▶ [WHAT THIS TASK INVOLVES]: Output the line that holds "Reproduce this chart with seaborn", the line that holds "import seaborn as sns", and every line between them, exactly, but none of the pictures.
* BEGIN *
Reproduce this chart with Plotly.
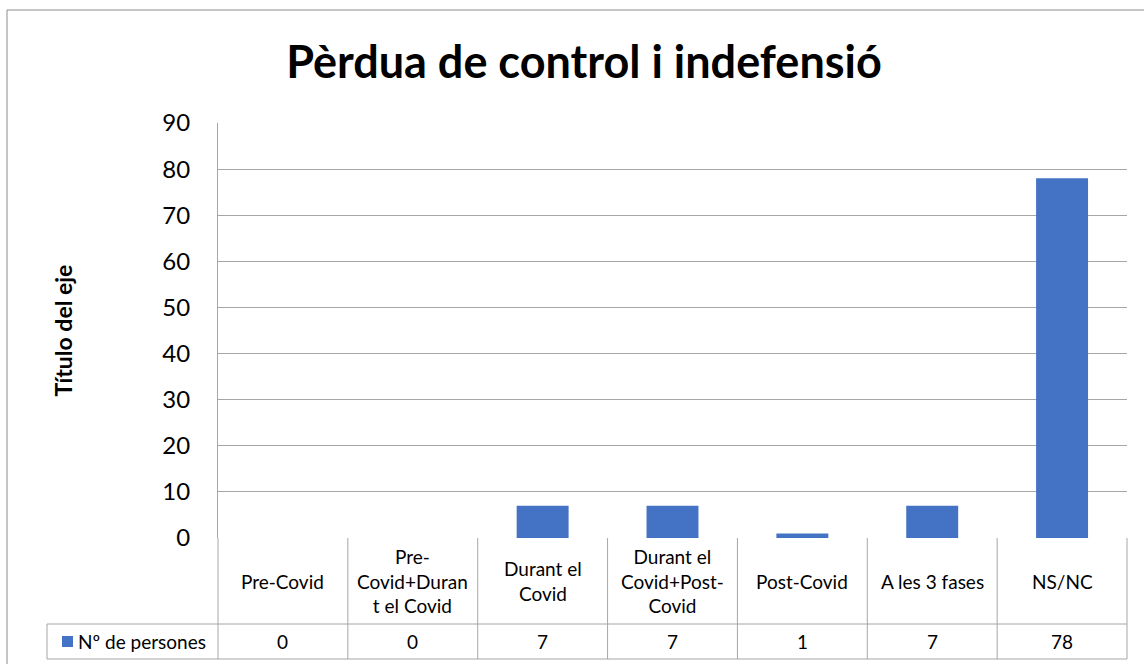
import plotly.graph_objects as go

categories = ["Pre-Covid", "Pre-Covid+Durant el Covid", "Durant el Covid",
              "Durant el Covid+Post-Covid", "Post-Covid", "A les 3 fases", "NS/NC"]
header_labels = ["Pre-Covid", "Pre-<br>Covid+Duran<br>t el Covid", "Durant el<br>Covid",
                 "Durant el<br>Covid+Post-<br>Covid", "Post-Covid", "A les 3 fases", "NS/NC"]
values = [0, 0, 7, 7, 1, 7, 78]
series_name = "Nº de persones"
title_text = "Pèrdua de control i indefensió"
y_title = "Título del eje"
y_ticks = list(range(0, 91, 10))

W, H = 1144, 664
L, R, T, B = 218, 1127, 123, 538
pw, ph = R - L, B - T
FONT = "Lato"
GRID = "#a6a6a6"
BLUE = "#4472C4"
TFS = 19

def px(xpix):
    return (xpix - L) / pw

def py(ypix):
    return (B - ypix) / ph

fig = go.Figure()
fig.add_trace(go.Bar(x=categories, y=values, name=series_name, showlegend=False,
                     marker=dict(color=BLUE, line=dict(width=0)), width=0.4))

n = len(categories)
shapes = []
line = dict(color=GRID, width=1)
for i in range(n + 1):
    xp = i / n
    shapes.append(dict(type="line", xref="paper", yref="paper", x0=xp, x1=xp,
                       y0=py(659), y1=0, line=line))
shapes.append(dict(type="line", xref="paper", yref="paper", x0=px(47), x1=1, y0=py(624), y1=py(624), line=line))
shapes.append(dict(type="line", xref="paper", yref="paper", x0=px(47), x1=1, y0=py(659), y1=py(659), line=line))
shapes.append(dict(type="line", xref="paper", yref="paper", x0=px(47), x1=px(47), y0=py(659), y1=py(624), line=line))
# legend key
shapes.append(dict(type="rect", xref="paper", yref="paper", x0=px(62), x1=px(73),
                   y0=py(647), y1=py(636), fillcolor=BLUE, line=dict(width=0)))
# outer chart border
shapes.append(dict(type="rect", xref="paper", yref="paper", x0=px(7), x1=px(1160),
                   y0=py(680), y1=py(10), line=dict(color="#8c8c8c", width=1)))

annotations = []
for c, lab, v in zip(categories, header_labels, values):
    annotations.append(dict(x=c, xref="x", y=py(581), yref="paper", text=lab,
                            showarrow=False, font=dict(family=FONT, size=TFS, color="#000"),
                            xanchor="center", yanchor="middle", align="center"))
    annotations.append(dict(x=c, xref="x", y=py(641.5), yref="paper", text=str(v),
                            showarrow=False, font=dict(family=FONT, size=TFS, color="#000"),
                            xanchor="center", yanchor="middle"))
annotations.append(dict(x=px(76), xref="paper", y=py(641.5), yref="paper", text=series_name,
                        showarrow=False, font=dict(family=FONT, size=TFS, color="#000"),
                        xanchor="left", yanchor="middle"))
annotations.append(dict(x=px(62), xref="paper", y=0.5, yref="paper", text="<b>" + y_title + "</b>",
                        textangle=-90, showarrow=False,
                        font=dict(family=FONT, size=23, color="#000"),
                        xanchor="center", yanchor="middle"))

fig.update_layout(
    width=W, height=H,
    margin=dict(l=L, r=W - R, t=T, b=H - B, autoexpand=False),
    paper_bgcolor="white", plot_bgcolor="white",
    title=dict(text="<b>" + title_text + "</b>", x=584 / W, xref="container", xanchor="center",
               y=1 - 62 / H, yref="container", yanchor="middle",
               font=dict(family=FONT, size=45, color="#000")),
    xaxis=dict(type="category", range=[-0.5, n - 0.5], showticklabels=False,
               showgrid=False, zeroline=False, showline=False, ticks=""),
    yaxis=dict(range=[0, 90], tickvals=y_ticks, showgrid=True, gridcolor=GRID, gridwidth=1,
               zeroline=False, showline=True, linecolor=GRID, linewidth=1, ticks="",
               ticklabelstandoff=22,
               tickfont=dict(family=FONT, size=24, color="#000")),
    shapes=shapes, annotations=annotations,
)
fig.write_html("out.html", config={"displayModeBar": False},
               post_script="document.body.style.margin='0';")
* END *
* BEGIN *
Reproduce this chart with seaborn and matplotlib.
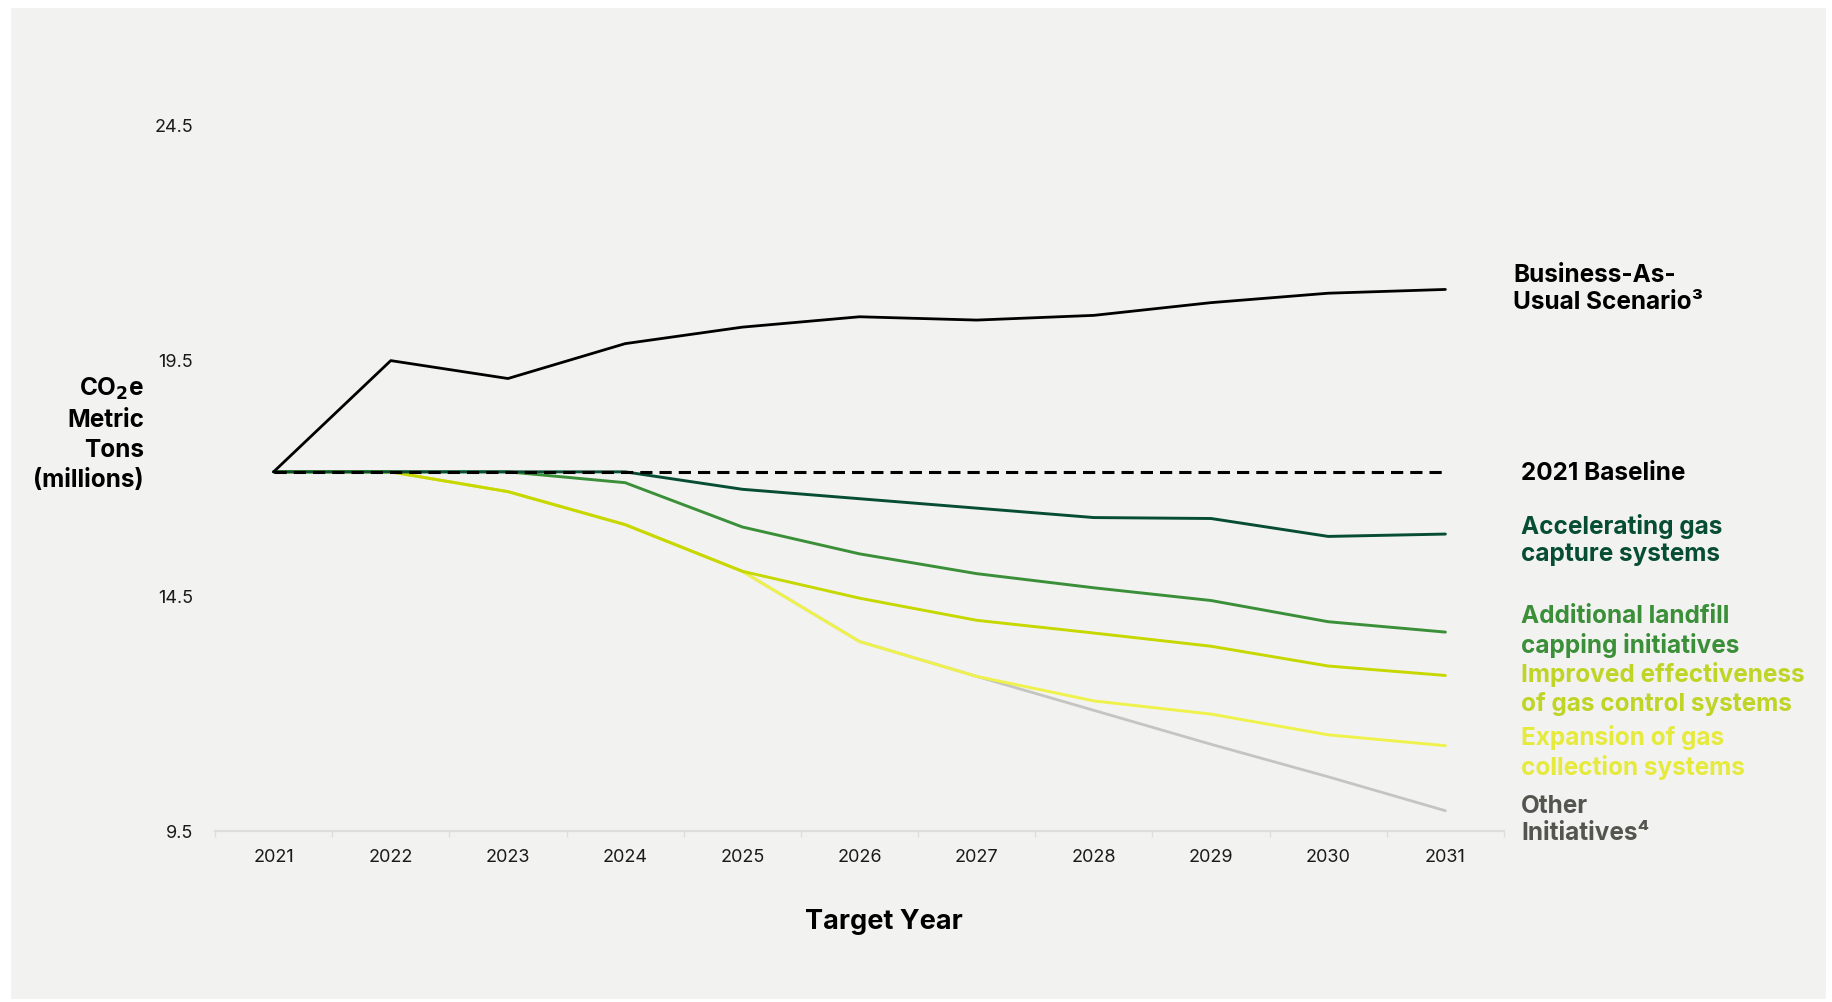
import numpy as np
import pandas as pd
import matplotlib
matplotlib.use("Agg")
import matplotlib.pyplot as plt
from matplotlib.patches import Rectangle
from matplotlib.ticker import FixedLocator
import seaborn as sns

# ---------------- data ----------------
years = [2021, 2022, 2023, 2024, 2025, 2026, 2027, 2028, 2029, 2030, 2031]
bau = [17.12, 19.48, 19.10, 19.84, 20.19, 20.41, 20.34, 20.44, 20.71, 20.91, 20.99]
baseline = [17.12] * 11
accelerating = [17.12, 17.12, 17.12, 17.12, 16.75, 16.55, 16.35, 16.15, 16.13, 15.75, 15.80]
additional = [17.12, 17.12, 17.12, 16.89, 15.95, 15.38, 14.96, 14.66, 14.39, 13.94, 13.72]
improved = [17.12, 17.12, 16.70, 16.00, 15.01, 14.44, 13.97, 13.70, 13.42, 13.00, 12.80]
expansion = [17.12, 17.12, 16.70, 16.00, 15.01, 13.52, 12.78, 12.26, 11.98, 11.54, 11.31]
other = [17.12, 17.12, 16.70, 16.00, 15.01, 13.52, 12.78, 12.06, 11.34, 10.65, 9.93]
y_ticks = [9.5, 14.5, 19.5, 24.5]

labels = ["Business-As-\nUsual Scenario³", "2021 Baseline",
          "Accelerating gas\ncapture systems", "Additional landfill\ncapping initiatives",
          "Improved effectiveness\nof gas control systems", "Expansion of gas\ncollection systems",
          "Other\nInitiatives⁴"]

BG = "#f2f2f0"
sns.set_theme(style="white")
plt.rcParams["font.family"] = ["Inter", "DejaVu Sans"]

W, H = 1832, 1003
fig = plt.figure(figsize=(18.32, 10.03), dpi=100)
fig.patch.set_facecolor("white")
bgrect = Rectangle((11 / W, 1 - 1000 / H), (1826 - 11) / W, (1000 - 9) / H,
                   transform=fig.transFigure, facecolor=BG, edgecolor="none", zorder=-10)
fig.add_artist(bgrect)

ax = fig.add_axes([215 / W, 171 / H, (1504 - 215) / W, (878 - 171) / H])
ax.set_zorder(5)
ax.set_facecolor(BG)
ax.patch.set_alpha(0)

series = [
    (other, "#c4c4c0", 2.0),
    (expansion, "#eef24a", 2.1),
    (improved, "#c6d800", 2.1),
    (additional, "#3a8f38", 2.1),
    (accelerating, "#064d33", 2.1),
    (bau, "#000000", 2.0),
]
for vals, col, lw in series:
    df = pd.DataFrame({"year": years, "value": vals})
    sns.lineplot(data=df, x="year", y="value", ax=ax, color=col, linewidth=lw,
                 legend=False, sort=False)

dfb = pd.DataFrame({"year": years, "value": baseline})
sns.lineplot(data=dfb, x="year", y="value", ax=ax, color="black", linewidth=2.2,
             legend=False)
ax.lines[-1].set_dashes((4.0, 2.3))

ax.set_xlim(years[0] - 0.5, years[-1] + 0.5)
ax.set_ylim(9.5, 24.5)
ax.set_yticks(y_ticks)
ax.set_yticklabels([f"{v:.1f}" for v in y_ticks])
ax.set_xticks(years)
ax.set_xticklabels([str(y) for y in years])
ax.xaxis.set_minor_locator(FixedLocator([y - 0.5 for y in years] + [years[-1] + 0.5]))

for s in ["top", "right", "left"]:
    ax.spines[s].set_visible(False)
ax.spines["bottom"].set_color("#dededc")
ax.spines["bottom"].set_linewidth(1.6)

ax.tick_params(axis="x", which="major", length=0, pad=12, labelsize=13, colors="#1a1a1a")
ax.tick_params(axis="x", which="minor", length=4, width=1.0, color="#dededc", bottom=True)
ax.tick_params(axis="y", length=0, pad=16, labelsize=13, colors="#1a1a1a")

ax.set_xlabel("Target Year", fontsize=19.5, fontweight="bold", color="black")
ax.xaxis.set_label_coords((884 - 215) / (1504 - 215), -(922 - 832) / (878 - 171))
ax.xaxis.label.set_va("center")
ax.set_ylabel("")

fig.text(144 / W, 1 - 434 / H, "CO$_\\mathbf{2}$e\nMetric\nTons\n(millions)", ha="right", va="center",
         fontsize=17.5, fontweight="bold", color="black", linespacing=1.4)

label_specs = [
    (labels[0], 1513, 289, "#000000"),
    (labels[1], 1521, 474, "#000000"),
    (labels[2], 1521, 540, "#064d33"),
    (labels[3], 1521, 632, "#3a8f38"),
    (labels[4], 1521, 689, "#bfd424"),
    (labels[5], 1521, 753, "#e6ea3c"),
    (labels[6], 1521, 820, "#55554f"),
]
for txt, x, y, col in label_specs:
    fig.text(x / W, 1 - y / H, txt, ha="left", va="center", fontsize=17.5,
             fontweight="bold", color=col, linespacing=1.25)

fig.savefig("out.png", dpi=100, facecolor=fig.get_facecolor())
* END *
▶ [ANSWER TO THE TASK]:
Reproduce this chart with seaborn and matplotlib.
import numpy as np
import pandas as pd
import matplotlib
matplotlib.use("Agg")
import matplotlib.pyplot as plt
from matplotlib.patches import Rectangle
from matplotlib.ticker import FixedLocator
import seaborn as sns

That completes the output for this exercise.